• EXERCISE
Begin with the first line of the material and write out each line exactly, ending with the line that contains "ax.bar(x + (i". Pictures are not part of the copy.

— BEGIN PROVIDED RECORDS —

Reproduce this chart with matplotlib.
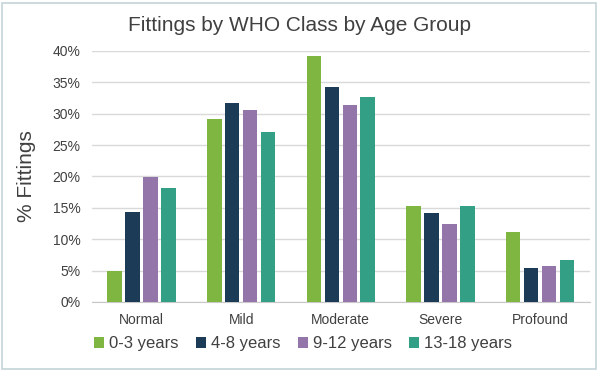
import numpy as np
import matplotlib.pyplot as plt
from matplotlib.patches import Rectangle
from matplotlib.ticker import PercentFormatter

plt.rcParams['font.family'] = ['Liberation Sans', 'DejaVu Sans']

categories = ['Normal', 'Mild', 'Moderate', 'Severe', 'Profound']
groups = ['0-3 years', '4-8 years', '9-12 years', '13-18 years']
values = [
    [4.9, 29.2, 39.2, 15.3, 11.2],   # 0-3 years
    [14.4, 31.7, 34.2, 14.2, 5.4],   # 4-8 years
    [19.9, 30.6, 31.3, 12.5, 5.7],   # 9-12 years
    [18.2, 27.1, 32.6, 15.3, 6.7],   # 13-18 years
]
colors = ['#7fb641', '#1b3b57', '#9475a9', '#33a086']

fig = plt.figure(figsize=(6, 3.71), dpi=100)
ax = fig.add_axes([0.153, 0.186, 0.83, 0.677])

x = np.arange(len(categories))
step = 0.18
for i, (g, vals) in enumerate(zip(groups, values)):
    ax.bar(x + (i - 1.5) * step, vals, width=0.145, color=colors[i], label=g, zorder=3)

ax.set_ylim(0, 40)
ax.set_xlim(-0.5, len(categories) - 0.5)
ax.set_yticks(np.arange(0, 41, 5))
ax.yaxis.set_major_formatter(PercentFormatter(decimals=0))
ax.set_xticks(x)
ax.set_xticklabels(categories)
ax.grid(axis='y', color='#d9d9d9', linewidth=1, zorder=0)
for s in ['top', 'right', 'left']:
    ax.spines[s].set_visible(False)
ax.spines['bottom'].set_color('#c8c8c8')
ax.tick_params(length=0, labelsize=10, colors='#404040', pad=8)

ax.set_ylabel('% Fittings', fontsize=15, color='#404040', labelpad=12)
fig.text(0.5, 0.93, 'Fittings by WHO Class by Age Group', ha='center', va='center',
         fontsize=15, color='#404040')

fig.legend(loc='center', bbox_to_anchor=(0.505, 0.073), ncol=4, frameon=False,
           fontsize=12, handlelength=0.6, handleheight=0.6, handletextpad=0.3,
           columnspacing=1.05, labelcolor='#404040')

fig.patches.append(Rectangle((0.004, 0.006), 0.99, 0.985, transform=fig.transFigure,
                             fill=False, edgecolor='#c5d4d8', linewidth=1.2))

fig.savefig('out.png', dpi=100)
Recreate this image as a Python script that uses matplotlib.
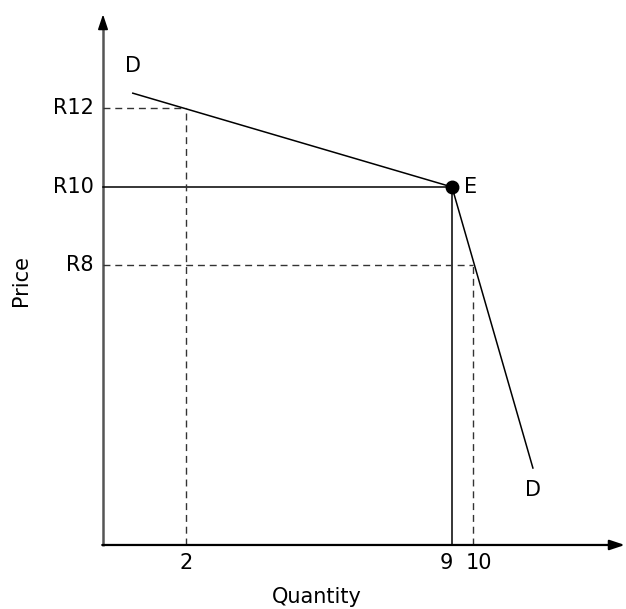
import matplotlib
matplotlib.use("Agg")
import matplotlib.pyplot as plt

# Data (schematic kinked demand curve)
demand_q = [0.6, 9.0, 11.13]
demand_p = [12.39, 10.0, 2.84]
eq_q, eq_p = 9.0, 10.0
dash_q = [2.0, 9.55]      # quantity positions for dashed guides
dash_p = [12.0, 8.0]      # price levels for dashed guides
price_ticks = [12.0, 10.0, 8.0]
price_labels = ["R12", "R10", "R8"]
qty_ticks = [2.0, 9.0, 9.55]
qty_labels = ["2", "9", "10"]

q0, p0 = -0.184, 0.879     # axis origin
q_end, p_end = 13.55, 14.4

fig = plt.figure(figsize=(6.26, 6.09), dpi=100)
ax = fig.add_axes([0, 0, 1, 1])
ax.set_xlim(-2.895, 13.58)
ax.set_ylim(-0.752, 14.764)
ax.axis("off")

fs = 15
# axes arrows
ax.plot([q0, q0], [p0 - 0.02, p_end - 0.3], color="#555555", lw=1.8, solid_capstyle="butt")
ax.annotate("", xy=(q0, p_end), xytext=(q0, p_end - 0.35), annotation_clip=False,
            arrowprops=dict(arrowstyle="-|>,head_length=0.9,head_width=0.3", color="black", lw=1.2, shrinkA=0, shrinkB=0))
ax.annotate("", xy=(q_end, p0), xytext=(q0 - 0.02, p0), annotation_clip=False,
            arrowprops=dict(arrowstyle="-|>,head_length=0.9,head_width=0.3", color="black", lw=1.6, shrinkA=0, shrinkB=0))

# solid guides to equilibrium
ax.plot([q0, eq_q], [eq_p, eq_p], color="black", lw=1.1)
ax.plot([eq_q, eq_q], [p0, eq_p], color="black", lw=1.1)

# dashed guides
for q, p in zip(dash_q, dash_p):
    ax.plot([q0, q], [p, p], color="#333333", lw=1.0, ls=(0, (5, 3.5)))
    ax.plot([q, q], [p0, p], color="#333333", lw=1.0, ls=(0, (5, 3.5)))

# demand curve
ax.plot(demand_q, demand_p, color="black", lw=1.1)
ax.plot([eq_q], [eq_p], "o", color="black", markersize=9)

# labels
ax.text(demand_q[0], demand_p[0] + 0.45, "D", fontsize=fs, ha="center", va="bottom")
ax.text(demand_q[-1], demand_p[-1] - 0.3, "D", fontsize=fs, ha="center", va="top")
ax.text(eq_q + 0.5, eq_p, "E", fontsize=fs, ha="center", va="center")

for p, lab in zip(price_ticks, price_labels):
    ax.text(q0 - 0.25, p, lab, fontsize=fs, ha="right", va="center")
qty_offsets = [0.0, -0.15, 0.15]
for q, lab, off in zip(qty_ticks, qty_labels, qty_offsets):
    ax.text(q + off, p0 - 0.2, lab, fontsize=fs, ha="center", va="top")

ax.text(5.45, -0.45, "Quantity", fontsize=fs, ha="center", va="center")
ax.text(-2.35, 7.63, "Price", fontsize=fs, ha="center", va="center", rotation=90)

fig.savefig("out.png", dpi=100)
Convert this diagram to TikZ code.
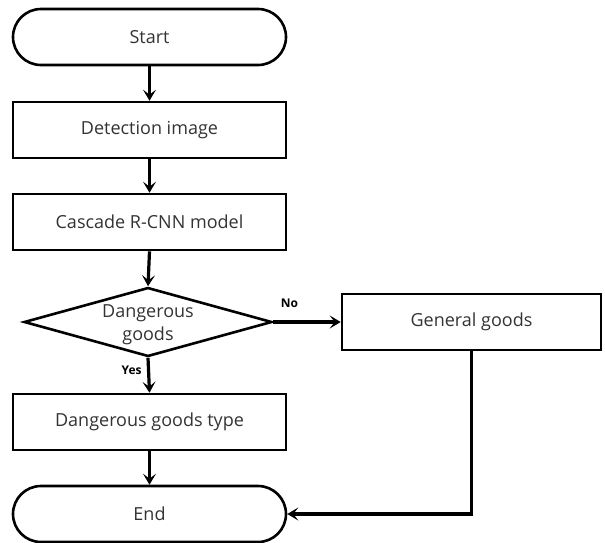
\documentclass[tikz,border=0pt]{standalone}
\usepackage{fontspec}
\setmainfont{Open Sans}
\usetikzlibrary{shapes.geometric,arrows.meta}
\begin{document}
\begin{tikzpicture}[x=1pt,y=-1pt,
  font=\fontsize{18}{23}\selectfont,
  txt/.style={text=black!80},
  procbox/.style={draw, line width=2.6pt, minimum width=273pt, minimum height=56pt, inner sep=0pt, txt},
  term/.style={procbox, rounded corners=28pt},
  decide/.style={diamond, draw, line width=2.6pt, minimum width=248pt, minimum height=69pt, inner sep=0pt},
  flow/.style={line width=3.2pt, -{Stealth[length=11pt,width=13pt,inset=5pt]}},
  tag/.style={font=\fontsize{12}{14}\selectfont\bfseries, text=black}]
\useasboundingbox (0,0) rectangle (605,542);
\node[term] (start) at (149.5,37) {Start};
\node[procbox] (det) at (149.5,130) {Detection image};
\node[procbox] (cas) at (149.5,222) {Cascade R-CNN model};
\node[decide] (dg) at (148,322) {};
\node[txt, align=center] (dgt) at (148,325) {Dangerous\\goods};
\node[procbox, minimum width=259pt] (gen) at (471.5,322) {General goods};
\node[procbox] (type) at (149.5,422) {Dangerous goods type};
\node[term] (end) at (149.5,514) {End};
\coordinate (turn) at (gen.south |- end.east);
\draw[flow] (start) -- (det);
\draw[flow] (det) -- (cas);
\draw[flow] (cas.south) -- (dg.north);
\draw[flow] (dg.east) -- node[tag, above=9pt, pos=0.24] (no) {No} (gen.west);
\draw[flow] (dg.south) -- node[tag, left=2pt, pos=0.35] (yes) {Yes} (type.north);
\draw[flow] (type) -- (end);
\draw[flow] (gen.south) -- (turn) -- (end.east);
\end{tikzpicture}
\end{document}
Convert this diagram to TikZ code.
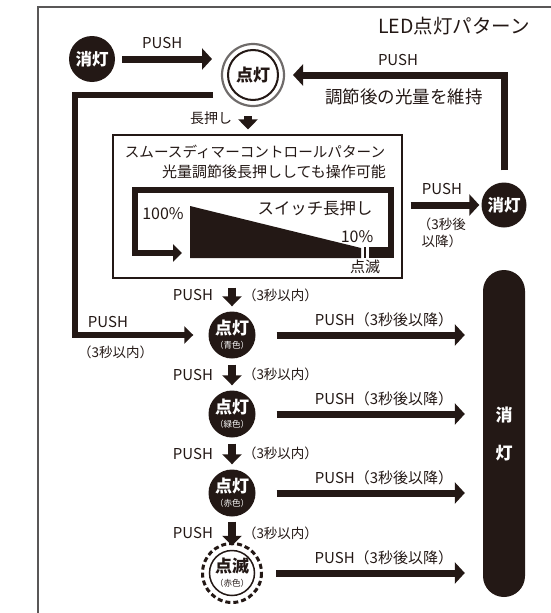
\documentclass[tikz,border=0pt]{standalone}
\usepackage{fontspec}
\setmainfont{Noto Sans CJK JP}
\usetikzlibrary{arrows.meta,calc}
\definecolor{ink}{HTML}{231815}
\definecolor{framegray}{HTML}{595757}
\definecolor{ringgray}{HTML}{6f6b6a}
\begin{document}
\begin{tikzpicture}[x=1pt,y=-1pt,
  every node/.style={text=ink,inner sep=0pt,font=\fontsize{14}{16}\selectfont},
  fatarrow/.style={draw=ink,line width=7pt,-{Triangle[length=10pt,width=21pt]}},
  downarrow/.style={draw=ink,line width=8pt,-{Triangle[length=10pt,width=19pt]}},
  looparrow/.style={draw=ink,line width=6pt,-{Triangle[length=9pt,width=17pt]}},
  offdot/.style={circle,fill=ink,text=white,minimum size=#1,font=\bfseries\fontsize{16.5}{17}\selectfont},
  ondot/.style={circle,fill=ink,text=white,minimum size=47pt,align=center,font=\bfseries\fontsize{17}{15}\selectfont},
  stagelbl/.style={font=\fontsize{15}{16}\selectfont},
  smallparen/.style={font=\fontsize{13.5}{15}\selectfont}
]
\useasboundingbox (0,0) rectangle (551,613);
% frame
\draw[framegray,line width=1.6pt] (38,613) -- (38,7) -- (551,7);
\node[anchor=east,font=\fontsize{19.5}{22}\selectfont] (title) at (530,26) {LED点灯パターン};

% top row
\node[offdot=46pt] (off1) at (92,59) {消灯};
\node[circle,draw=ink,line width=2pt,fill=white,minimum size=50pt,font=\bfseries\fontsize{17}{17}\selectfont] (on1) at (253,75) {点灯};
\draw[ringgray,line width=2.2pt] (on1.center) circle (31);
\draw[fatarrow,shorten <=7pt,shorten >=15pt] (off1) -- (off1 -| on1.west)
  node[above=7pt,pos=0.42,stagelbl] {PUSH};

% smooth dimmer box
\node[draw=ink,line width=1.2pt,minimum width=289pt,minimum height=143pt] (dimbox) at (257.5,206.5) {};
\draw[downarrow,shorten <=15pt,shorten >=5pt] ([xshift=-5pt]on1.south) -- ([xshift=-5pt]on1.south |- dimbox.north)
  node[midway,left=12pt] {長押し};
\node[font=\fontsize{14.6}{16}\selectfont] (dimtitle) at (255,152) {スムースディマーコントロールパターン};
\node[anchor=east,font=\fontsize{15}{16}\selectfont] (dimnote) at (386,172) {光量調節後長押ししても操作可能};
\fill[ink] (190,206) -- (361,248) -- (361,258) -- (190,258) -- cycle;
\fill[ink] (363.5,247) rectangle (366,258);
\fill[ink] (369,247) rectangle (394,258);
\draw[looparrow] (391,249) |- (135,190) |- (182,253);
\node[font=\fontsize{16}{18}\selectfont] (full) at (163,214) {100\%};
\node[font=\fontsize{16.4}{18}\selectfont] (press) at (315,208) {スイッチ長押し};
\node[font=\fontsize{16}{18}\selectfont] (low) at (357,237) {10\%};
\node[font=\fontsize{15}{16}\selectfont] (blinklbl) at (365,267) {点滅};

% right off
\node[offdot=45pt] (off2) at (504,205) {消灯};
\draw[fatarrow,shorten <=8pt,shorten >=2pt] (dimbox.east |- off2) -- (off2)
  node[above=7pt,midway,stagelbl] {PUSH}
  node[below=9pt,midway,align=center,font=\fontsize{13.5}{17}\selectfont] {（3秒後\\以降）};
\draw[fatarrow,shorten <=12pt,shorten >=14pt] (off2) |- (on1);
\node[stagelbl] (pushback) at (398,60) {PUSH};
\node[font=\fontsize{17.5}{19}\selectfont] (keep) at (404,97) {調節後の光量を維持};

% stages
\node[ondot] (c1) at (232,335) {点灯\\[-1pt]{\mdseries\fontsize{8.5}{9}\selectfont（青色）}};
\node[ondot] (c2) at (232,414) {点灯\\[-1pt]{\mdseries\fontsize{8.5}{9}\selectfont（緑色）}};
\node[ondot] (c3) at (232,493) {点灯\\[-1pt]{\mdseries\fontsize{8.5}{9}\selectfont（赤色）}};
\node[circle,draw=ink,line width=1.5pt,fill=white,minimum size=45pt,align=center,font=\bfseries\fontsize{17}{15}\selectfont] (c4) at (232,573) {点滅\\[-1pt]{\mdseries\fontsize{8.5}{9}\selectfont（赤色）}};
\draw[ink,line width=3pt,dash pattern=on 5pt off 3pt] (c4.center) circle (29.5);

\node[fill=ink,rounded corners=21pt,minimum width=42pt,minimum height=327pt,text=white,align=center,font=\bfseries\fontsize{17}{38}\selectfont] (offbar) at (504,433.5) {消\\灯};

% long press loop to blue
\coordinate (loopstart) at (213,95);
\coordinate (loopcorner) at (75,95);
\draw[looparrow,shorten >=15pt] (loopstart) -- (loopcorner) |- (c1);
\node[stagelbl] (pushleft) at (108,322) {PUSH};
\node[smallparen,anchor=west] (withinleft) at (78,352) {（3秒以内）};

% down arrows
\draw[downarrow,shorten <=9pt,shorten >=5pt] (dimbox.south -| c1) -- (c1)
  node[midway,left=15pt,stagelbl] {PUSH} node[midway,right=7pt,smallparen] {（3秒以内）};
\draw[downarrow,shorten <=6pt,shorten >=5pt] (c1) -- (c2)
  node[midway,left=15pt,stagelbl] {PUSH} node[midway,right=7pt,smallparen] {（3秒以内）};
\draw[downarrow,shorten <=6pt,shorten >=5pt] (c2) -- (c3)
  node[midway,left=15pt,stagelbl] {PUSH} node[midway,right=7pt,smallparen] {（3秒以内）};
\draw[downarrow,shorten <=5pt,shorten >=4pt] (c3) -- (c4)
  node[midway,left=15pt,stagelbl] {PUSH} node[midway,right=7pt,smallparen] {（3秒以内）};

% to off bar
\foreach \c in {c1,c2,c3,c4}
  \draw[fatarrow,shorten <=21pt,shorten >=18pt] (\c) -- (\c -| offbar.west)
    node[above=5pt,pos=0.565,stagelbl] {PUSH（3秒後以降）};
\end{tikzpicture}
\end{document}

— END PROVIDED RECORDS —

• RESULT OF THIS EXERCISE
Reproduce this chart with matplotlib.
import numpy as np
import matplotlib.pyplot as plt
from matplotlib.patches import Rectangle
from matplotlib.ticker import PercentFormatter

plt.rcParams['font.family'] = ['Liberation Sans', 'DejaVu Sans']

categories = ['Normal', 'Mild', 'Moderate', 'Severe', 'Profound']
groups = ['0-3 years', '4-8 years', '9-12 years', '13-18 years']
values = [
    [4.9, 29.2, 39.2, 15.3, 11.2],   # 0-3 years
    [14.4, 31.7, 34.2, 14.2, 5.4],   # 4-8 years
    [19.9, 30.6, 31.3, 12.5, 5.7],   # 9-12 years
    [18.2, 27.1, 32.6, 15.3, 6.7],   # 13-18 years
]
colors = ['#7fb641', '#1b3b57', '#9475a9', '#33a086']

fig = plt.figure(figsize=(6, 3.71), dpi=100)
ax = fig.add_axes([0.153, 0.186, 0.83, 0.677])

x = np.arange(len(categories))
step = 0.18
for i, (g, vals) in enumerate(zip(groups, values)):
    ax.bar(x + (i - 1.5) * step, vals, width=0.145, color=colors[i], label=g, zorder=3)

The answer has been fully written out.